The three-game set featured a matchup between the two pennant winners from 1948, both of whom were upset in the second round of the playoffs. The 1949 season had started off much better for Grand Rapids than Racine. The Chicks came into the second game of the series in third place with a 23-15 record, 4½ games behind the first-place Rockford Peaches. The struggling Belles were languishing in sixth place with a 16-23 mark, although they still held a one-game lead over the Muskegon Lassies for the final playoff spot.3
The starting pitchers in the second game, Earlene “Beans” Risinger and Erma Bergmann, knew each other well, as both had toiled for the Springfield Sallies in 1948. Because of poor attendance and community support, the Sallies had been turned into a road team in mid-June,4 and their players spent the last 2½ months of the season living out of their suitcases. Since the Springfield and Chicago squads were turned into developmental teams for the 1949 season, the pair were subject to reassignment by the league.

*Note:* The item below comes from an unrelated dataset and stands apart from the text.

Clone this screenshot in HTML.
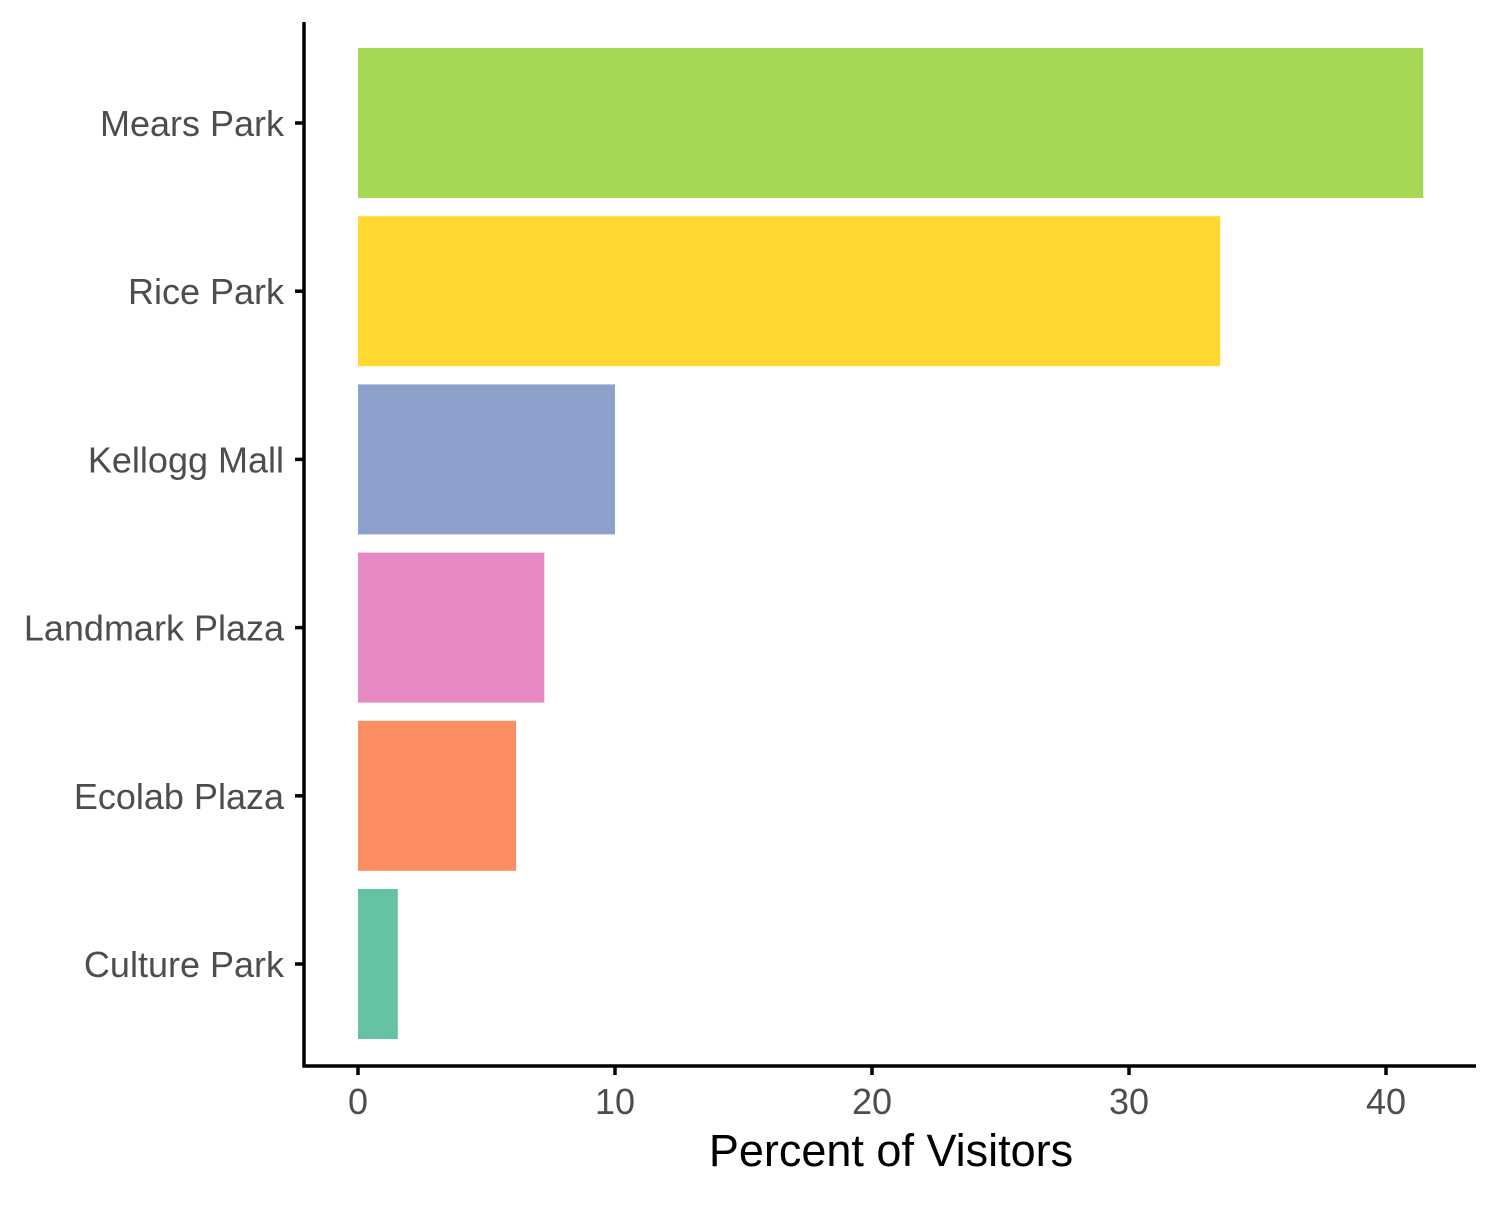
<!DOCTYPE html>
<html><head><meta charset="utf-8"><style>
html,body{margin:0;padding:0;background:#fff;}
svg text{font-family:"Liberation Sans",sans-serif;}
</style></head><body>
<svg id="chart" width="1500" height="1200" xmlns="http://www.w3.org/2000/svg">
<g id="bars"></g>
<g id="yaxis"></g>
<g id="xaxis"></g>
<text x="891" y="1166" font-size="45" text-anchor="middle" fill="#000">Percent of Visitors</text>
</svg>
<script>
const categories = ["Mears Park","Rice Park","Kellogg Mall","Landmark Plaza","Ecolab Plaza","Culture Park"];
const values = [41.45, 33.55, 10.0, 7.25, 6.15, 1.55];
const colors = ["#a6d854","#ffd92f","#8da0cb","#e78ac3","#fc8d62","#66c2a5"];
const xTicks = [0,10,20,30,40];
const NS="http://www.w3.org/2000/svg";
function x(v){return 358+v*25.7;}
function yc(i){return 123+i*168.2;}
const bars=document.getElementById('bars'),ya=document.getElementById('yaxis'),xa=document.getElementById('xaxis');
function mk(tag,attrs,parent){const e=document.createElementNS(NS,tag);for(const k in attrs)e.setAttribute(k,attrs[k]);parent.appendChild(e);return e;}
categories.forEach((c,i)=>{
  const r=mk('rect',{x:x(0),y:yc(i)-75,width:x(values[i])-x(0),height:150,fill:colors[i]},bars);
  
  
  const t=mk('line',{x1:295,x2:304,y1:yc(i),y2:yc(i),stroke:'#000','stroke-width':3.5},ya);
  
  
  const l=mk('text',{x:284,y:yc(i)+13,'font-size':36,'text-anchor':'end',fill:'#4d4d4d'},ya);
  l.textContent=c;
  
  
});
xTicks.forEach(v=>{
  const t=mk('line',{x1:x(v),x2:x(v),y1:1066,y2:1075,stroke:'#000','stroke-width':3.5},xa);
  
  
  const l=mk('text',{x:x(v),y:1114,'font-size':36,'text-anchor':'middle',fill:'#4d4d4d'},xa);
  l.textContent=v;
  
  
});
const al=mk('line',{x1:304,x2:304,y1:22,y2:1067.5,stroke:'#000','stroke-width':3.5},ya);


const bl=mk('line',{x1:302.5,x2:1476,y1:1066,y2:1066,stroke:'#000','stroke-width':3.5},xa);


</script>
</body></html>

Consequently, Risinger was allocated to Grand Rapids and Bergmann was sent to Racine.5
Bergmann, a former outfielder, came into the contest with a 3-6 record for the Belles.6 The 25-year-old right-hander had been converted into a pitcher in 1946, with impressive results.7 Bergmann used a side-arm delivery to toss a no-hitter in 1947 en route to helping the Muskegon Lassies win the pennant.8
Risinger used an overhand delivery with a three-quarters arm slot.9 The 22-year-old Oklahoma native was coming off a mediocre rookie campaign with Springfield. After picking up several key pitching tips from Johnny Rawlings while on a winter tour of Central and South America,10 Risinger was enjoying a much-improved 1949 season.

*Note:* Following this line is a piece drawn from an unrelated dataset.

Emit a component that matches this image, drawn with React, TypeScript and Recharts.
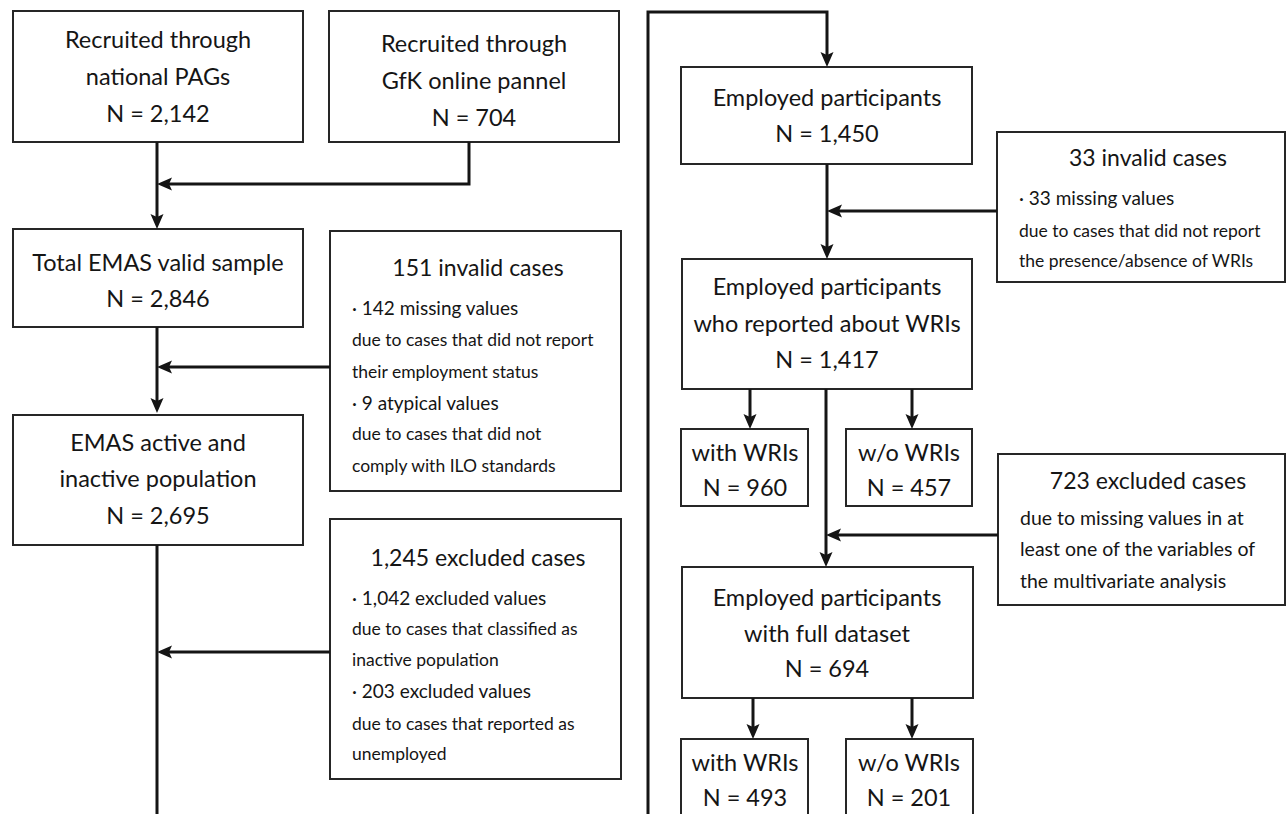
import { ScatterChart, Scatter, XAxis, YAxis, ReferenceArea } from "recharts";

// flowchart drawn on a pixel-like coordinate grid (0..1286 x 0..814, y down)
const W = 1286;
const H = 814;

const boxes = [
  { id: "pags", x1: 13, x2: 303, y1: 11, y2: 142 },
  { id: "gfk", x1: 329, x2: 619, y1: 11, y2: 142 },
  { id: "total", x1: 13, x2: 303, y1: 229, y2: 327 },
  { id: "invalid151", x1: 330, x2: 621, y1: 231, y2: 491 },
  { id: "active", x1: 13, x2: 303, y1: 415, y2: 545 },
  { id: "excluded1245", x1: 330, x2: 621, y1: 519, y2: 779 },
  { id: "employed", x1: 681, x2: 972, y1: 67, y2: 164 },
  { id: "invalid33", x1: 997, x2: 1285, y1: 132, y2: 282 },
  { id: "reported", x1: 682, x2: 972, y1: 259, y2: 389 },
  { id: "with1", x1: 681, x2: 808, y1: 429, y2: 506 },
  { id: "wo1", x1: 846, x2: 972, y1: 429, y2: 506 },
  { id: "excluded723", x1: 998, x2: 1285, y1: 454, y2: 605 },
  { id: "full", x1: 682, x2: 973, y1: 567, y2: 698 },
  { id: "with2", x1: 681, x2: 808, y1: 739, y2: 840 },
  { id: "wo2", x1: 846, x2: 973, y1: 739, y2: 840 },
];

// centred labels of the main boxes
const mainLabels = [
  { x: 158, y: 39, text: "Recruited through" },
  { x: 158, y: 76, text: "national PAGs" },
  { x: 158, y: 113, text: "N = 2,142" },
  { x: 474, y: 43, text: "Recruited through" },
  { x: 474, y: 80, text: "GfK online pannel" },
  { x: 474, y: 117, text: "N = 704" },
  { x: 158, y: 262, text: "Total EMAS valid sample" },
  { x: 158, y: 298, text: "N = 2,846" },
  { x: 158, y: 442, text: "EMAS active and" },
  { x: 158, y: 478, text: "inactive population" },
  { x: 158, y: 515, text: "N = 2,695" },
  { x: 827, y: 97, text: "Employed participants" },
  { x: 827, y: 133, text: "N = 1,450" },
  { x: 827, y: 286, text: "Employed participants" },
  { x: 827, y: 323, text: "who reported about WRIs" },
  { x: 827, y: 359, text: "N = 1,417" },
  { x: 745, y: 452, text: "with WRIs" },
  { x: 745, y: 487, text: "N = 960" },
  { x: 909, y: 452, text: "w/o WRIs" },
  { x: 909, y: 487, text: "N = 457" },
  { x: 827, y: 597, text: "Employed participants" },
  { x: 827, y: 633, text: "with full dataset" },
  { x: 827, y: 668, text: "N = 694" },
  { x: 745, y: 762, text: "with WRIs" },
  { x: 745, y: 797, text: "N = 493" },
  { x: 909, y: 762, text: "w/o WRIs" },
  { x: 909, y: 797, text: "N = 201" },
];

const sideTitles = [
  { x: 478, y: 267, text: "151 invalid cases" },
  { x: 478, y: 557, text: "1,245 excluded cases" },
  { x: 1148, y: 157, text: "33 invalid cases" },
  { x: 1148, y: 480, text: "723 excluded cases" },
];

const bulletLines = [
  { x: 352, y: 307, text: "· 142 missing values" },
  { x: 352, y: 402, text: "· 9 atypical values" },
  { x: 352, y: 597, text: "· 1,042 excluded values" },
  { x: 352, y: 690, text: "· 203 excluded values" },
  { x: 1019, y: 197, text: "· 33 missing values" },
];

const detailLines = [
  { x: 352, y: 339, text: "due to cases that did not report" },
  { x: 352, y: 371, text: "their employment status" },
  { x: 352, y: 433, text: "due to cases that did not" },
  { x: 352, y: 465, text: "comply with ILO standards" },
  { x: 352, y: 628, text: "due to cases that classified as" },
  { x: 352, y: 659, text: "inactive population" },
  { x: 352, y: 723, text: "due to cases that reported as" },
  { x: 352, y: 753, text: "unemployed" },
  { x: 1019, y: 230, text: "due to cases that did not report" },
  { x: 1019, y: 260, text: "the presence/absence of WRIs" },
];

const detailLines723 = [
  { x: 1020, y: 517, text: "due to missing values in at" },
  { x: 1020, y: 548, text: "least one of the variables of" },
  { x: 1020, y: 580, text: "the multivariate analysis" },
];

const connectors = [
  [{ x: 157, y: 142 }, { x: 157, y: 222 }],
  [{ x: 469, y: 142 }, { x: 469, y: 184 }, { x: 164, y: 184 }],
  [{ x: 157, y: 327 }, { x: 157, y: 405 }],
  [{ x: 330, y: 367 }, { x: 164, y: 367 }],
  [{ x: 157, y: 545 }, { x: 157, y: 830 }],
  [{ x: 330, y: 652 }, { x: 164, y: 652 }],
  [{ x: 648, y: 830 }, { x: 648, y: 12 }, { x: 827, y: 12 }, { x: 827, y: 60 }],
  [{ x: 827, y: 164 }, { x: 827, y: 252 }],
  [{ x: 997, y: 211 }, { x: 834, y: 211 }],
  [{ x: 750, y: 389 }, { x: 750, y: 422 }],
  [{ x: 912, y: 389 }, { x: 912, y: 422 }],
  [{ x: 826, y: 389 }, { x: 826, y: 560 }],
  [{ x: 998, y: 535 }, { x: 833, y: 535 }],
  [{ x: 753, y: 698 }, { x: 753, y: 732 }],
  [{ x: 912, y: 698 }, { x: 912, y: 732 }],
];

// arrow tips
const arrows = [
  { x: 157, y: 229, dir: "down" },
  { x: 157, y: 184, dir: "left" },
  { x: 157, y: 413, dir: "down" },
  { x: 157, y: 367, dir: "left" },
  { x: 157, y: 652, dir: "left" },
  { x: 827, y: 67, dir: "down" },
  { x: 827, y: 259, dir: "down" },
  { x: 827, y: 211, dir: "left" },
  { x: 750, y: 429, dir: "down" },
  { x: 912, y: 429, dir: "down" },
  { x: 826, y: 567, dir: "down" },
  { x: 826, y: 535, dir: "left" },
  { x: 753, y: 739, dir: "down" },
  { x: 912, y: 739, dir: "down" },
];

const FONT = "Lato, 'Open Sans', sans-serif";
const INK = "#151515";

const makeText = (size: number, anchor: "middle" | "start") => (props: any) => {
  const { cx, cy, payload } = props;
  return (
    <text
      x={cx}
      y={cy}
      textAnchor={anchor}
      dominantBaseline="central"
      fontSize={size}
      fontFamily={FONT}
      fill={INK}
    >
      {payload.text}
    </text>
  );
};

const ArrowHead = (props: any) => {
  const { cx, cy, payload } = props;
  const len = 15;
  const half = 6.5;
  const notch = 3;
  const pts =
    payload.dir === "down"
      ? [
          [cx, cy],
          [cx - half, cy - len],
          [cx, cy - len + notch],
          [cx + half, cy - len],
        ]
      : [
          [cx, cy],
          [cx + len, cy - half],
          [cx + len - notch, cy],
          [cx + len, cy + half],
        ];
  return <polygon points={pts.map((p) => p.join(",")).join(" ")} fill={INK} />;
};

const Nothing = () => <g />;

export default function App() {
  return (
    <div style={{ position: "absolute", left: 0, top: 0, background: "#fff" }}>
      <ScatterChart
        width={W}
        height={H}
        margin={{ top: 0, right: 0, bottom: 0, left: 0 }}
      >
        <XAxis type="number" dataKey="x" domain={[0, W]} hide allowDataOverflow />
        <YAxis
          type="number"
          dataKey="y"
          domain={[0, H]}
          reversed
          hide
          allowDataOverflow
        />
        {boxes.map((b) => (
          <ReferenceArea
            key={b.id}
            x1={b.x1}
            x2={b.x2}
            y1={b.y1}
            y2={b.y2}
            fill="none"
            stroke="#262626"
            strokeWidth={2}
            ifOverflow="visible"
          />
        ))}
        {connectors.map((c, i) => (
          <Scatter
            key={`c${i}`}
            data={c}
            line={{ stroke: INK, strokeWidth: 3 }}
            lineJointType="linear"
            shape={Nothing}
            isAnimationActive={false}
          />
        ))}
        <Scatter data={arrows} shape={ArrowHead} isAnimationActive={false} />
        <Scatter data={mainLabels} shape={makeText(23.5, "middle")} isAnimationActive={false} />
        <Scatter data={sideTitles} shape={makeText(23, "middle")} isAnimationActive={false} />
        <Scatter data={bulletLines} shape={makeText(19, "start")} isAnimationActive={false} />
        <Scatter data={detailLines} shape={makeText(17.5, "start")} isAnimationActive={false} />
        <Scatter data={detailLines723} shape={makeText(19.5, "start")} isAnimationActive={false} />
      </ScatterChart>
    </div>
  );
}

The 6-feet-2, 137-pound righty was one of the tallest players to ever play in the AAGPBL. With her high leg kick,11 Risinger was an imposing figure on the mound, especially when the pitching mound was still only 50 feet from home plate in June 1949.12 “Beans was fairly tall with those long arms and legs,” recalled Doris Sams, one of the AAGPBL’s all-time greats. “So when she started to pitch and uncoiled and hit her stride, the batter was darn near shaking hands with her.”13
Risinger used an overpowering fastball along with a curveball and changeup to keep hitters off balance.14 “I could throw the ball past most of them, but I got accused of pitching high and tight,” she explained. “When my fastball went in really good, it tailed in toward the right-handed batters.”15 Although Risinger didn’t always have great control, she was what twenty-first-century commentators called “effectively wild.”16
Racine scored against Risinger in the top of the second without the benefit of a hit. Madeline “Maddy” English walked and stole second and third.17 She scored when Margaret “Marnie” Danhauser (later Brown), who was hitting a feeble .116, laid down a successful squeeze bunt.18
In the bottom of the fourth, Grand Rapids right fielder Connie Wisniewski singled, stole second, and advanced to third on an error by Sophie Kurys. Wisniewski scored on Doris “Sadie” Satterfield’s long fly ball,19 and the game was tied, 1-1.
The teams exchanged single runs in the sixth inning. In the top of the frame, Racine left fielder Edie Perlick (later Keating) walked, stole second, and advanced to third on an opposite-field single by English.20 The Belles pulled ahead, 2-1, when they executed an electrifying double steal, with Perlick stealing home and English advancing to second.
Grand Rapids got that run back in the bottom of the inning. Wisniewski walked, stole second, and scored on a single by Inez “Lefty” Voyce.
The score stayed tied, 2-2, for the next 10½ innings, as Risinger and Bergmann settled into a lengthy pitchers’ duel. The next great scoring chance came in the bottom of the 14th, when Grand Rapids loaded the bases with one out. But Alma Ziegler got trapped off third on an attempted squeeze play, and Doris Neal flied out to end the Chicks rally.
Grand Rapids center fielder Dorice “Dorrie” Reid was still in search of her first hit of the game when she led off the bottom of the 17th.21 She beat out an infield hit near the mound, and when Bergmann threw wildly to first, Reid advanced to second base.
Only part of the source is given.